(Figure scripts)
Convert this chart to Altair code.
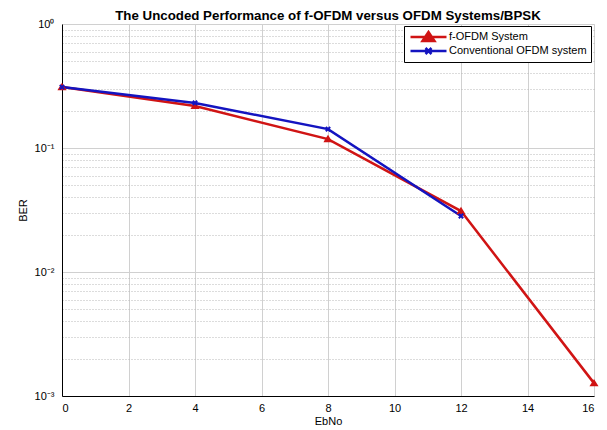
import altair as alt
import pandas as pd

ebno_f = [0, 4, 8, 12, 16]
ber_f = [0.31, 0.218, 0.118, 0.031, 0.00127]
ebno_c = [0, 4, 8, 12]
ber_c = [0.31, 0.231, 0.142, 0.0283]
series = ["f-OFDM System", "Conventional OFDM system"]
colors = ["#d01414", "#1414c0"]
x_ticks = [0, 2, 4, 6, 8, 10, 12, 14, 16]
y_ticks = [m * 10.0 ** e for e in (-3, -2, -1) for m in range(1, 10)] + [1.0]

df = pd.DataFrame(
    [{"EbNo": x, "BER": y, "series": series[0]} for x, y in zip(ebno_f, ber_f)]
    + [{"EbNo": x, "BER": y, "series": series[1]} for x, y in zip(ebno_c, ber_c)]
)

FONT = "Liberation Sans"
decade = "abs(log(datum.value)/LN10 - round(log(datum.value)/LN10)) < 0.001"
label_expr = (
    "abs(log(datum.value)/LN10 - round(log(datum.value)/LN10)) < 0.001 ? "
    "(round(log(datum.value)/LN10) == 0 ? '10⁰' : "
    "round(log(datum.value)/LN10) == -1 ? '10⁻¹' : "
    "round(log(datum.value)/LN10) == -2 ? '10⁻²' : '10⁻³') : ''"
)

xenc = alt.X(
    "EbNo:Q",
    scale=alt.Scale(domain=[0, 16], nice=False),
    axis=alt.Axis(
        values=x_ticks, title="EbNo", grid=True, gridColor="#d0d0d0",
        tickSize=0, labelPadding=6, titlePadding=2, domainColor="black",
        labelFont=FONT, titleFont=FONT, labelFontSize=11, titleFontSize=11,
        titleFontWeight="normal", labelColor="black", titleColor="black",
    ),
)
yenc = alt.Y(
    "BER:Q",
    scale=alt.Scale(type="log", domain=[0.001, 1], nice=False),
    axis=alt.Axis(
        values=y_ticks, title="BER", grid=True,
        gridColor={"condition": {"test": decade, "value": "#d0d0d0"}, "value": "#b8b8b8"},
        gridDash={"condition": {"test": decade, "value": []}, "value": [1, 2]},
        tickSize=0, labelExpr=label_expr, labelPadding=8, titlePadding=6,
        domainColor="black", labelFont=FONT, titleFont=FONT,
        labelFontSize=11, titleFontSize=11, titleFontWeight="normal",
        labelColor="black", titleColor="black", labelOverlap=False,
    ),
)

color_scale = alt.Scale(domain=series, range=colors)

lines = alt.Chart(df).mark_line(strokeWidth=2.5).encode(
    x=xenc, y=yenc,
    color=alt.Color("series:N", scale=color_scale, legend=None),
)

marker_paths = [
    "M-1,0.75L0,-0.85L1,0.75Z",
    "M-0.8,-0.8L0.8,0.8M-0.8,0.8L0.8,-0.8",
]
points = alt.Chart(df).mark_point(filled=True, opacity=1, strokeWidth=2).encode(
    x="EbNo:Q", y="BER:Q",
    fill=alt.Fill("series:N", scale=color_scale, legend=None),
    stroke=alt.Stroke("series:N", scale=color_scale, legend=None),
    shape=alt.Shape("series:N", scale=alt.Scale(domain=series, range=marker_paths), legend=None),
    size=alt.value(30),
)

legend_paths = [
    "M-3.6,0H3.6M-1.2,0.8L0,-1.0L1.2,0.8Z",
    "M-3.6,0H3.6M-0.6,-0.6L0.6,0.6M-0.6,0.6L0.6,-0.6",
]


def leg_params():
    return alt.Legend(
        title=None, orient="none", legendX=342, legendY=2,
        symbolSize=100, symbolOffset=14, labelOffset=14,
        symbolStrokeWidth=2.5, symbolOpacity=1, clipHeight=14,
        strokeColor="black", fillColor="white", padding=4,
        labelFont=FONT, labelFontSize=11, labelColor="black",
        labelLimit=300, rowPadding=0,
    )


leg = alt.Chart(df).mark_point(filled=True, opacity=1, strokeWidth=2.5, size=0).encode(
    x="EbNo:Q", y="BER:Q",
    fill=alt.Fill("series:N", scale=color_scale, legend=leg_params()),
    stroke=alt.Stroke("series:N", scale=color_scale, legend=leg_params()),
    shape=alt.Shape(
        "series:N",
        scale=alt.Scale(domain=series, range=legend_paths),
        legend=leg_params(),
    ),
)

chart = (
    alt.layer(lines, points, leg)
    .resolve_scale(shape="independent", fill="independent", stroke="independent")
    .properties(
        width=532, height=372,
        title=alt.TitleParams(
            "The Uncoded Performance of f-OFDM versus OFDM Systems/BPSK",
            font=FONT, fontSize=13.3, fontWeight="bold", color="black",
            offset=3, dy=7, frame="group", anchor="middle",
        ),
        padding={"left": 62, "top": 24, "right": 13, "bottom": 34},
        autosize=alt.AutoSizeParams(type="none"),
    )
    .configure_view(stroke="black", strokeWidth=1)
    .configure(background="white")
)

chart.save("out.html", embed_options={"renderer": "svg", "actions": False})
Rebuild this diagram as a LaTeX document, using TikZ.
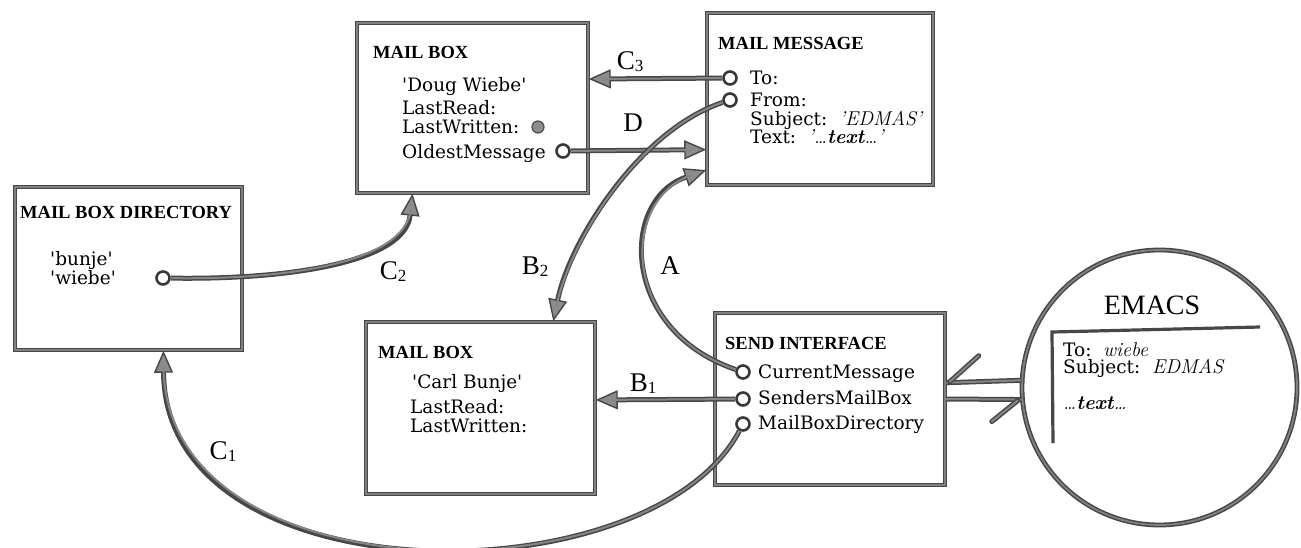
\documentclass[tikz,border=0pt]{standalone}
\usepackage{fontspec}
\usetikzlibrary{arrows.meta,calc}
\newfontfamily\bodyfont{DejaVu Serif}[Ligatures=TeXOff]
\newfontfamily\headfont{Liberation Serif}
\newfontfamily\labelfont{Liberation Serif}
% link label with a subscript index, e.g. C_3
\newcommand\linklabel[2]{#1\raisebox{-2pt}{\fontsize{17}{17}\selectfont #2}}

\begin{document}
\begin{tikzpicture}[x=1pt,y=-1pt,
  box/.style={draw=black!72, double=black!50, double distance=1.8pt, line width=1.5pt, inner sep=0pt},
  head/.style={anchor=west, inner sep=0pt, text height=12.5pt, text depth=0pt,
               font=\headfont\bfseries\fontsize{18.5}{20}\selectfont},
  txt/.style={anchor=west, inner sep=0pt, text height=13pt, text depth=0pt,
              font=\bodyfont\fontsize{18.5}{20}\selectfont},
  lab/.style={inner sep=0pt, text height=18pt, text depth=0pt,
              font=\labelfont\fontsize{27}{30}\selectfont},
  port/.style={circle, draw=black!78, line width=2.6pt, fill=white, inner sep=0pt, minimum size=13pt},
  dot/.style={circle, draw=black!70, line width=1.2pt, fill=black!45, inner sep=0pt, minimum size=12pt},
  wire/.style={draw=black!72, line width=5pt, postaction={draw=black!48, line width=2pt}},
  conn/.style={draw=black!72, line width=5pt,
               -{Triangle[length=22pt,width=19pt,fill=black!45,line width=1.4pt]},
               postaction={draw=black!48, line width=2pt, arrows=-, shorten >=16pt}}
]
\useasboundingbox[fill=white] (0,0) rectangle (1301,547);

% ---------- boxes ----------
\node[box, minimum width=231pt, minimum height=170pt] (mb1) at (472.5,108) {};
\node[box, minimum width=226pt, minimum height=172pt] (mm)  at (820,99) {};
\node[box, minimum width=227pt, minimum height=163pt] (dir) at (128.5,268.5) {};
\node[box, minimum width=229pt, minimum height=172pt] (mb2) at (480.5,408) {};
\node[box, minimum width=230pt, minimum height=172pt] (si)  at (830,399) {};
\node[box, circle, minimum size=275pt] (emacs) at (1159.5,387.5) {};

% ---------- mail box (Doug Wiebe) ----------
\node[head] (mb1t) at (373,52) {MAIL BOX};
\node[txt] (mb1a) at (402,85) {'Doug Wiebe'};
\node[txt] (mb1b) at (402,108) {LastRead:};
\node[txt] (mb1c) at (402,127) {LastWritten:};
\node[txt] (mb1d) at (402,152) {OldestMessage};
\node[dot] (lw) at (538,127) {};
\node[port] (om) at (563,151) {};

% ---------- mail message ----------
\node[head] (mmt) at (718,43) {MAIL MESSAGE};
\node[txt] (mma) at (750,78) {To:};
\node[txt] (mmb) at (750,100) {From:};
\node[txt] (mmc) at (750,119) {Subject:\ \ {\rmfamily\itshape\fontsize{20}{20}\selectfont 'EDMAS'}};
\node[txt] (mmd) at (750,137) {Text:\ \ {\rmfamily\itshape\fontsize{20}{20}\selectfont '\ldots\textbf{text}\ldots'}};
\node[port] (to) at (730,78) {};
\node[port] (from) at (730,100) {};

% ---------- mail box directory ----------
\node[head] (dirt) at (20,212) {MAIL BOX DIRECTORY};
\node[txt] (dira) at (50,259) {'bunje'};
\node[txt] (dirb) at (50,278) {'wiebe'};
\node[port] (wb) at (163,278) {};

% ---------- mail box (Carl Bunje) ----------
\node[head] (mb2t) at (378,352) {MAIL BOX};
\node[txt] (mb2a) at (412,382) {'Carl Bunje'};
\node[txt] (mb2b) at (410,407) {LastRead:};
\node[txt] (mb2c) at (410,426) {LastWritten:};

% ---------- send interface ----------
\node[head] (sit) at (725,343) {SEND INTERFACE};
\node[txt] (sia) at (758,372) {CurrentMessage};
\node[txt] (sib) at (758,398) {SendersMailBox};
\node[txt] (sic) at (758,423) {MailBoxDirectory};
\node[port] (cm) at (743,372) {};
\node[port] (smb) at (743,399) {};
\node[port] (mbd) at (743,424) {};

% ---------- editor window ----------
\node[inner sep=0pt, text height=18.5pt, text depth=0pt,
      font=\headfont\fontsize{28}{30}\selectfont] (emt) at (1152,305) {EMACS};
\draw[draw=black!72, line width=3.2pt] (1260,327) -- (1052,332) -- (1053,443);
\node[txt] (ema) at (1063,350) {To:\ \ {\rmfamily\itshape\fontsize{20}{20}\selectfont wiebe}};
\node[txt] (emb) at (1063,367) {Subject:\ \ {\rmfamily\itshape\fontsize{20}{20}\selectfont EDMAS}};
\node[txt] (emc) at (1063,403) {{\rmfamily\itshape\fontsize{20}{20}\selectfont \ldots\textbf{text}\ldots}};

% ---------- references ----------
\draw[conn] (to) -- (mb1.14.56);
\draw[conn] (om) -- (mm.204.7);
\draw[conn] (smb) -- (mb2.4.5);
\draw[conn] (wb) .. controls (290,280) and (405,262) .. (mb1.235);
\draw[conn] (from) .. controls (640,130) and (570,240) .. (mb2.50.26);
\draw[conn] (cm) .. controls (620,330) and (620,200) .. (mm.212.1);
\draw[conn] (mbd) .. controls (650,600) and (165,600) .. (dir.-67.65);

% messages between the send interface and the editor
\draw[wire] (emacs.177.3) -- (si.8.9);
\draw[wire, line cap=round] ($(si.8.9)+(4,-1)$) -- ++(29,-26);
\draw[wire] (si.-0.5) -- (emacs.185.2);
\draw[wire, line cap=round] ($(emacs.185.2)+(-4,1)$) -- ++(-26,21);

% ---------- link labels ----------
\node[lab] (lc3) at (630,60) {\linklabel{C}{3}};
\node[lab] (ld) at (633,122) {D};
\node[lab] (lb2) at (535,265) {\linklabel{B}{2}};
\node[lab] (la) at (670,265) {A};
\node[lab] (lb1) at (643,382) {\linklabel{B}{1}};
\node[lab] (lc1) at (223,450) {\linklabel{C}{1}};
\node[lab] (lc2) at (393,270) {\linklabel{C}{2}};
\end{tikzpicture}
\end{document}
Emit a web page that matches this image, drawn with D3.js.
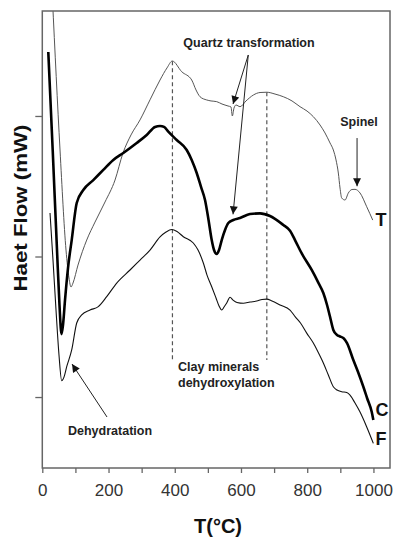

**Short task**: Copy out each line of the listing that holds "this".

**Correct answer**:
Convert this chart to Altair code.
Rebuild this diagram as a LaTeX document, using TikZ.
Emit a web page that matches this image, drawn with D3.js.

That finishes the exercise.